Coe's 11th novel is a sort of follow-up to his anti-Thatcherite 1994 'What a Carve Up!' but you don't need to have read it to enjoy this one, as it also stands alone. This is our society right now, illustrated by interlocking narratives crammed with characters representing various aspects of our broken Britain. It's like a box bursting with pop-up stories ready to smack you like a leering jack-in-the-box. By turns it's as savage as Swift, poignant, laugh out loud funny and the characters who jump out may incite our heartfelt sympathy, outrage or loathing. Above all it's wonderfully entertaining, although the conclusion flies into the realm of horror film. Degenerating into the realm of fantasy rather undermines the impressive force of the reality built up all the way through. But I can see it's Coe's last laugh.
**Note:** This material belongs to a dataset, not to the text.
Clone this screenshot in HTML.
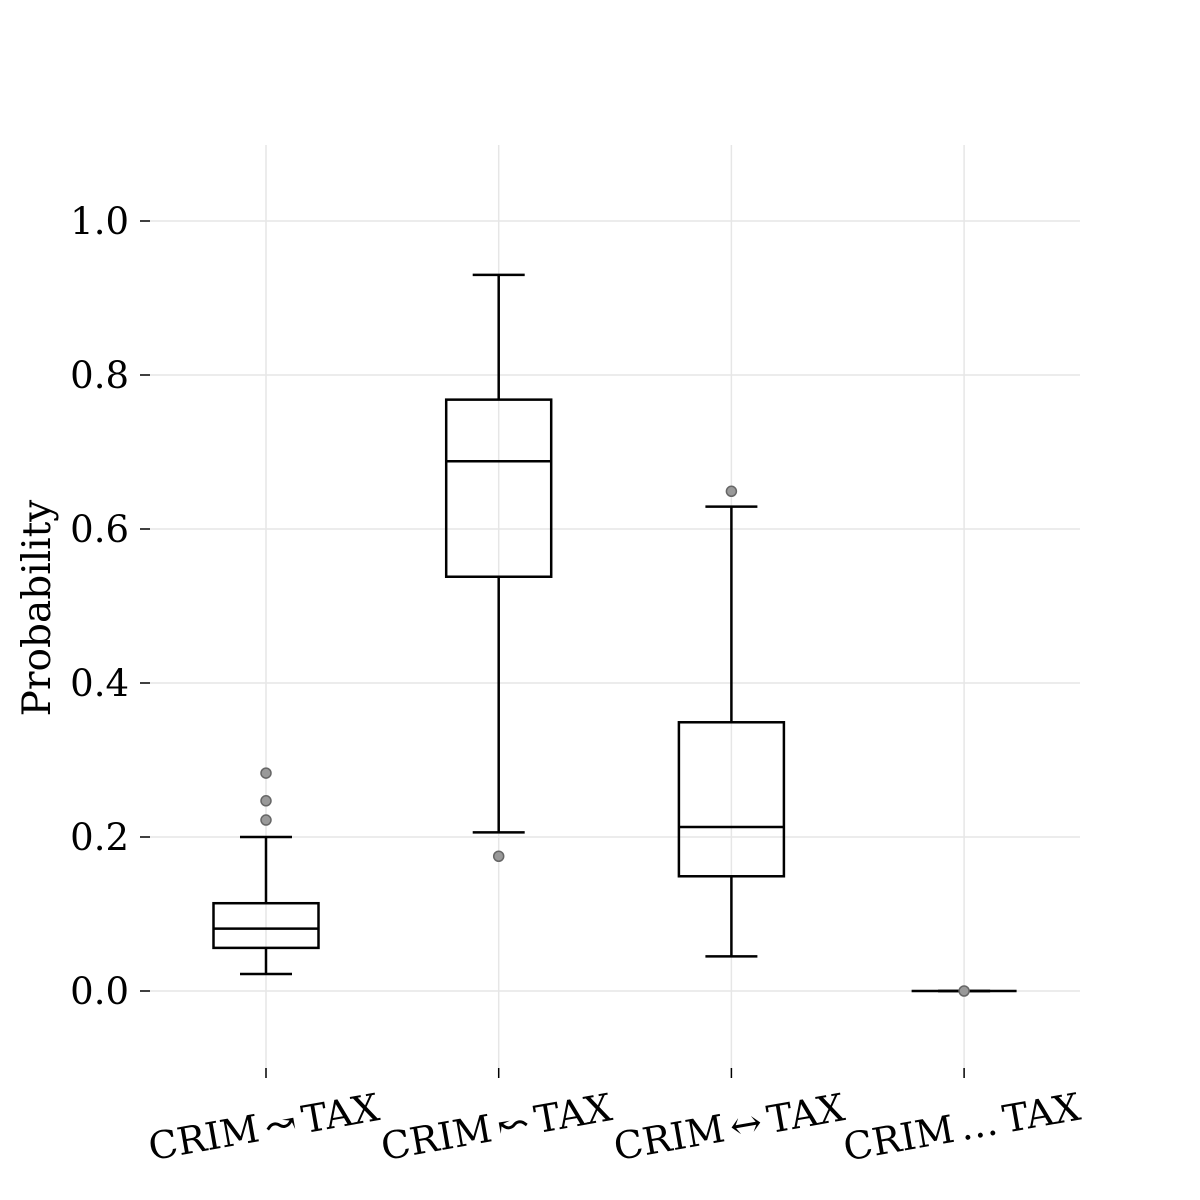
<!DOCTYPE html>
<html><head><meta charset="utf-8"><style>body{margin:0;background:#fff}svg{display:block}</style></head>
<body>
<svg id="chart" width="1200" height="1200" xmlns="http://www.w3.org/2000/svg" font-family="DejaVu Serif, Liberation Serif, serif"></svg>
<script>
const categories = ["CRIM \u219D TAX","CRIM \u219C TAX","CRIM \u2194 TAX","CRIM \u2026 TAX"];
const whiskerLow = [0.022, 0.206, 0.045, 0.0];
const q1Values = [0.056, 0.538, 0.149, 0.0];
const medianValues = [0.081, 0.688, 0.213, 0.0];
const q3Values = [0.114, 0.768, 0.349, 0.0];
const whiskerHigh = [0.200, 0.930, 0.629, 0.0];
const outliers = [[0.283, 0.247, 0.222], [0.175], [0.649], [0.0]];
const yTicks = [0, 0.2, 0.4, 0.6, 0.8, 1.0];
const yTickLabels = ["0.0","0.2","0.4","0.6","0.8","1.0"];

const svg = document.getElementById('chart');
const NS = 'http://www.w3.org/2000/svg';
const y = v => 991 - v * 770;
const x = i => 266 + i * 232.7;
function mk(tag, attrs, parent) {
  const e = document.createElementNS(NS, tag);
  for (const k in attrs) e.setAttribute(k, attrs[k]);
  (parent || svg).appendChild(e);
  return e;
}
yTicks.forEach((t, i) => {
  const g = mk('line', {x1:150, x2:1080, y1:y(t), y2:y(t), stroke:'#e6e6e6', 'stroke-width':1.5});
  
  
  const tk = mk('line', {x1:140, x2:150, y1:y(t), y2:y(t), stroke:'#000', 'stroke-width':1.5});
  
  
  const lb = mk('text', {x:129, y:y(t)+13, 'text-anchor':'end', 'font-size':37});
  lb.textContent = yTickLabels[i];
  
  
});
categories.forEach((c, i) => {
  const g = mk('line', {x1:x(i), x2:x(i), y1:145, y2:1070, stroke:'#e6e6e6', 'stroke-width':1.5});
  
  
  const tk = mk('line', {x1:x(i), x2:x(i), y1:1068, y2:1078, stroke:'#000', 'stroke-width':1.5});
  
  
  const lb = mk('text', {x:0, y:0, 'text-anchor':'middle', 'font-size':38, 'word-spacing':-6, transform:`translate(${x(i)},1140) rotate(-10)`});
  lb.textContent = c;
  
  
});
const yt = mk('text', {x:0, y:0, 'text-anchor':'middle', 'font-size':39, transform:'translate(50,608) rotate(-90)'});
yt.textContent = 'Probability';



categories.forEach((c, i) => {
  const g = mk('g', {stroke:'#000', 'stroke-width':2.5, fill:'none'});
  
  
  const cx = x(i), hw = 52.5, cw = 26;
  mk('line', {x1:cx, x2:cx, y1:y(q1Values[i]), y2:y(whiskerLow[i])}, g);
  mk('line', {x1:cx, x2:cx, y1:y(q3Values[i]), y2:y(whiskerHigh[i])}, g);
  mk('line', {x1:cx-cw, x2:cx+cw, y1:y(whiskerLow[i]), y2:y(whiskerLow[i])}, g);
  mk('line', {x1:cx-cw, x2:cx+cw, y1:y(whiskerHigh[i]), y2:y(whiskerHigh[i])}, g);
  mk('rect', {x:cx-hw, y:y(q3Values[i]), width:2*hw, height:y(q1Values[i])-y(q3Values[i])}, g);
  mk('line', {x1:cx-hw, x2:cx+hw, y1:y(medianValues[i]), y2:y(medianValues[i])}, g);
  outliers[i].forEach(o => {
    const p = mk('circle', {cx:cx, cy:y(o), r:5, fill:'#999', stroke:'#666', 'stroke-width':1.5});
    
    
  });
});
</script>
</body></html>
Every unpopular aspect of Austerity Britain is slaughtered here - whether it's George Osborne's hypocritical whopper about the Cuts, 'We're all in it together' when the mega-rich untouched by everyday grind fly out to one of their multiple-million homes on the other side of the world, whilst a librarian on severely reduced hours spends the afternoon riding round Birmingham on the bus to keep warm; or whether it's a grandfather's life not considered cost-effective to prolong with the expensive drugs which the mega-rich tax-avoiders can afford to buy for themselves. I like the swipe at our plethora of lavish Prizes - the Prize for the best Prize and I would have laughed if it weren't so likely to be true at the Eastern European woman who decided paying taxes was taking up too much of her earnings, so became a dog-walker in Chelsea with 10 unloved trophy dogs at a time @ 20 cash an hour from her unseen employers locked behind security gates. Those houses in Chelsea either stand empty silently appreciating for their overseas owners, or have become mines (with the occasional unheeded fatal casualty amongst the workforce) as the owners order the mineshafts to make basements for swimming pools (with a high diving board and palm trees) and storage for rarely driven Lamborghinis.
The opening scenario of young Rachel (who grows up through the novel) with her older brother in a spookily locked church is brilliant and hooks the listener absolutely. Another outstanding section is poor one-hit-wonder-in-the-Sixties Val who is lured to take part in I'm a Celebrity Get me out of Here and suffers cruelly as a consequence.